# Task details
Leave out the pictures, and retype only the lines from the beginning of the material through the line that contains "const y = d3.scaleLinear().domain([0, 5]).range([height, 0]);", including both.
===============
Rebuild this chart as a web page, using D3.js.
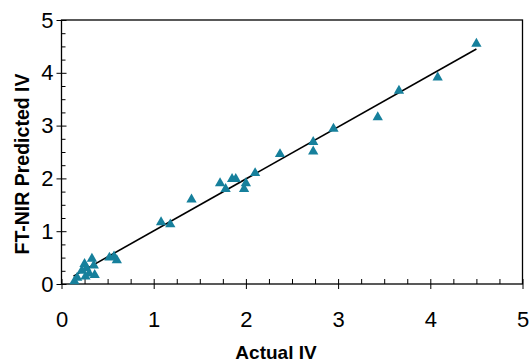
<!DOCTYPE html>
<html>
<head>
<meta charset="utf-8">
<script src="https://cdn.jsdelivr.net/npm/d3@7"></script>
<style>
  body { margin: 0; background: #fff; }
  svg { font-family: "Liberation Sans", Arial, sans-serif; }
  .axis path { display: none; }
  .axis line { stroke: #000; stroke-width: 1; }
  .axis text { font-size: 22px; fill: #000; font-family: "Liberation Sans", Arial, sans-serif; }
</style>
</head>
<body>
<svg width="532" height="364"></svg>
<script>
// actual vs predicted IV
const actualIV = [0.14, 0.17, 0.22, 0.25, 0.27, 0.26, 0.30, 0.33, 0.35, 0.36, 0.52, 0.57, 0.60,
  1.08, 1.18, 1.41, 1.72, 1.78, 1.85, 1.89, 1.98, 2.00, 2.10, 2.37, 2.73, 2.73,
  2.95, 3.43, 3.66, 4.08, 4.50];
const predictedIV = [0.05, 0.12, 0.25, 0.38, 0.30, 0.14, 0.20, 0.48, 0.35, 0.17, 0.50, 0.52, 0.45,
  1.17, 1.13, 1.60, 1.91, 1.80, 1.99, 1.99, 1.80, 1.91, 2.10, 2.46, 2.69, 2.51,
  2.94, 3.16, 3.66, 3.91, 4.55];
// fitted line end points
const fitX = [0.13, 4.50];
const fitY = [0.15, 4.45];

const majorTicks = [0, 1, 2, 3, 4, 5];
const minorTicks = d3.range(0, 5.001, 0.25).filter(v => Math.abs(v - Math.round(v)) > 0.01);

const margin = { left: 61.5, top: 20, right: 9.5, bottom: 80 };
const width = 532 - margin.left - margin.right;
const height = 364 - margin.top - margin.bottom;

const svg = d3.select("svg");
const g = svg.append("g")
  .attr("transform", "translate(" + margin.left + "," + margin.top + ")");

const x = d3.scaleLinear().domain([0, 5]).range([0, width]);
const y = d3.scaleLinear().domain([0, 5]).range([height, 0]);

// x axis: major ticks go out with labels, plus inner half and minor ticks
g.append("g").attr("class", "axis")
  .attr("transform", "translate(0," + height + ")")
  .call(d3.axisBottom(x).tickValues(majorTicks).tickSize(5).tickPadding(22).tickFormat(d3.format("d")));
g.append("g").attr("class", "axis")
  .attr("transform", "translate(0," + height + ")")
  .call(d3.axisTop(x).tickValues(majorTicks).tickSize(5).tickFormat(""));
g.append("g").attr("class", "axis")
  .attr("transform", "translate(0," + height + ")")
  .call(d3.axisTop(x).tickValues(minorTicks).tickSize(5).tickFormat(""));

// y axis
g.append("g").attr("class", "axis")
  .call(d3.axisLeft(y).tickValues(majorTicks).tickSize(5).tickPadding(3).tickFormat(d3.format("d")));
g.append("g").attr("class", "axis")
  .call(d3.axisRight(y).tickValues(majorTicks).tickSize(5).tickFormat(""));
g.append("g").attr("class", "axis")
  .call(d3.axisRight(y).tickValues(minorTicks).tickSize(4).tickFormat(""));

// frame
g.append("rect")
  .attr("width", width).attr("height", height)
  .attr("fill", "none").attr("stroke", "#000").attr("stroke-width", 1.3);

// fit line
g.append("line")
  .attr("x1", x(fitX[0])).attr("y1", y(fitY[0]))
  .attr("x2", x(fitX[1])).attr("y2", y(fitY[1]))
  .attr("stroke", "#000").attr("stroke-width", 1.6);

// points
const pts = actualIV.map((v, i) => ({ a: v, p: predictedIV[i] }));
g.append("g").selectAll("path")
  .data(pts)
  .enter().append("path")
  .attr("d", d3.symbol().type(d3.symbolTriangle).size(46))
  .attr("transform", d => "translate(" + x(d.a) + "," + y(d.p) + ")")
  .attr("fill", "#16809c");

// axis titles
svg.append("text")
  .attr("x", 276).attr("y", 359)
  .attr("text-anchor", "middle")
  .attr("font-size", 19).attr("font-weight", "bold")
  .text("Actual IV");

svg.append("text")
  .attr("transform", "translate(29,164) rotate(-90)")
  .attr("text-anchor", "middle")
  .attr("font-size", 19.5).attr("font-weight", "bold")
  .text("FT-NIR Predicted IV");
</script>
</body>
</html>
===============
# Response
Rebuild this chart as a web page, using D3.js.
<!DOCTYPE html>
<html>
<head>
<meta charset="utf-8">
<script src="https://cdn.jsdelivr.net/npm/d3@7"></script>
<style>
  body { margin: 0; background: #fff; }
  svg { font-family: "Liberation Sans", Arial, sans-serif; }
  .axis path { display: none; }
  .axis line { stroke: #000; stroke-width: 1; }
  .axis text { font-size: 22px; fill: #000; font-family: "Liberation Sans", Arial, sans-serif; }
</style>
</head>
<body>
<svg width="532" height="364"></svg>
<script>
// actual vs predicted IV
const actualIV = [0.14, 0.17, 0.22, 0.25, 0.27, 0.26, 0.30, 0.33, 0.35, 0.36, 0.52, 0.57, 0.60,
  1.08, 1.18, 1.41, 1.72, 1.78, 1.85, 1.89, 1.98, 2.00, 2.10, 2.37, 2.73, 2.73,
  2.95, 3.43, 3.66, 4.08, 4.50];
const predictedIV = [0.05, 0.12, 0.25, 0.38, 0.30, 0.14, 0.20, 0.48, 0.35, 0.17, 0.50, 0.52, 0.45,
  1.17, 1.13, 1.60, 1.91, 1.80, 1.99, 1.99, 1.80, 1.91, 2.10, 2.46, 2.69, 2.51,
  2.94, 3.16, 3.66, 3.91, 4.55];
// fitted line end points
const fitX = [0.13, 4.50];
const fitY = [0.15, 4.45];

const majorTicks = [0, 1, 2, 3, 4, 5];
const minorTicks = d3.range(0, 5.001, 0.25).filter(v => Math.abs(v - Math.round(v)) > 0.01);

const margin = { left: 61.5, top: 20, right: 9.5, bottom: 80 };
const width = 532 - margin.left - margin.right;
const height = 364 - margin.top - margin.bottom;

const svg = d3.select("svg");
const g = svg.append("g")
  .attr("transform", "translate(" + margin.left + "," + margin.top + ")");

const x = d3.scaleLinear().domain([0, 5]).range([0, width]);
const y = d3.scaleLinear().domain([0, 5]).range([height, 0]);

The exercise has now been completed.